The respondent argued that the appellant conceded in his brief that there was an armed robbery but that the appellant was not one of the robbers, so on the authority of Bozin v. State (1985)2 NWLR (pt.8) 465 the respondent was obliged only to prove and did prove that the appellant committed the offences charged via the positive identification of the appellant by the corroborative evidence of the PW1 and PW2 coupled with the confession in Exhibits A and D vide the cases of State v. Aibangbee (1988) 5 NWLR 548 Eyisi v. State (2004) 4 NSCPR 60 at 100, Alarape v. State (2001) 1 NWLR (pt. 705) 79 at 98-99, R.V. Sykes (citation not supplied), Uche v. State (2007) 5 NWLR (pt. 1027) 214 at 201(?) Dagaya v. State (2006) 2 SCM 33 at 67, Idowu v. State (1985) 5 NWLR (pt. 43) 515, therefore the court should not tamper with the findings of fact ably made by the court below that saw and heard the witnesses vide Egesimba v. Onuzurike (2002) 15 NWLR (pt. 791) 466 at 536.
The respondent’s brief argued further that section 15 of CAP. 398 complementing section 1(1) and 2(a) thereof defined the offences of robbery similar to section 401 of the Criminal Code (supra) is not in conflict or inconsistent with section 36(6) of the 1999 Constitution and did not affect the validity of the charge which contained the details and essentials of the offences and was read to the appellant upon his arraignment under section 36(6) of the 1999 Constitution and the appellant understood same before his plea was taken thereto under section 275 of the Criminal Procedure Law CAP. 30 Laws of Ogun State, 1978, in the presence of his counsel, therefore it is too late for the appellant to raise objection to the charge on appeal after going through the entire trial that ended in his conviction and sentence, consequently the appeal should be dismissed.
In my respectful opinion, the issues for determination formulated by the appellant and the respondent encompass the two grounds of appeal and; I adopt the appellant’s issues for the resolution of the appeal.
One of the vital canons of the interpretation of statutes or written instruments is to give the plain words of the statute their literal or ordinary and grammatical meaning as rightly argued by Mr.

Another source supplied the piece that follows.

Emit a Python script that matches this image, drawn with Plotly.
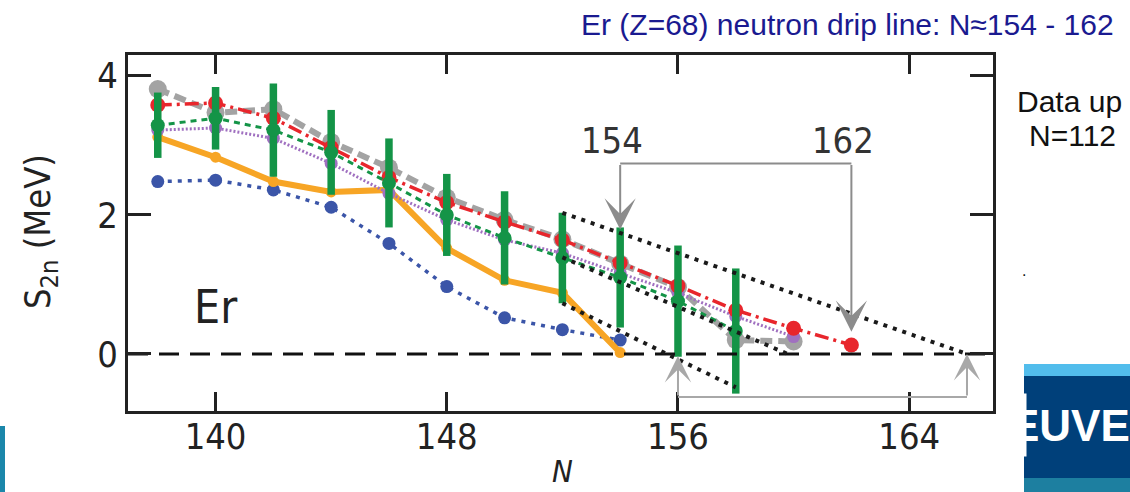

Agbebi for the appellant vide the cases cited (supra) by the appellant.
Another equally vital canon of construing statutory and constitutional provisions is to read integrated or interrelated provisions together, not in isolation or by instalment -See A-G, Benue State v. Umar (2008) 1 NWLR (pt. 1068) 311. Dimegwu v. Ogunewe (2008) 17 NWLR (pt. 1116) 358. Chime v. Ude (1996) 7 NWLR (pt. 461) 379. The Registered Trustees ETC v. Medical Health Workers Union of Nigeria & Ors. (2008) 1 SCNJ 348 and Inajoku v. Adeleke (2007) 1. SCNJ 1.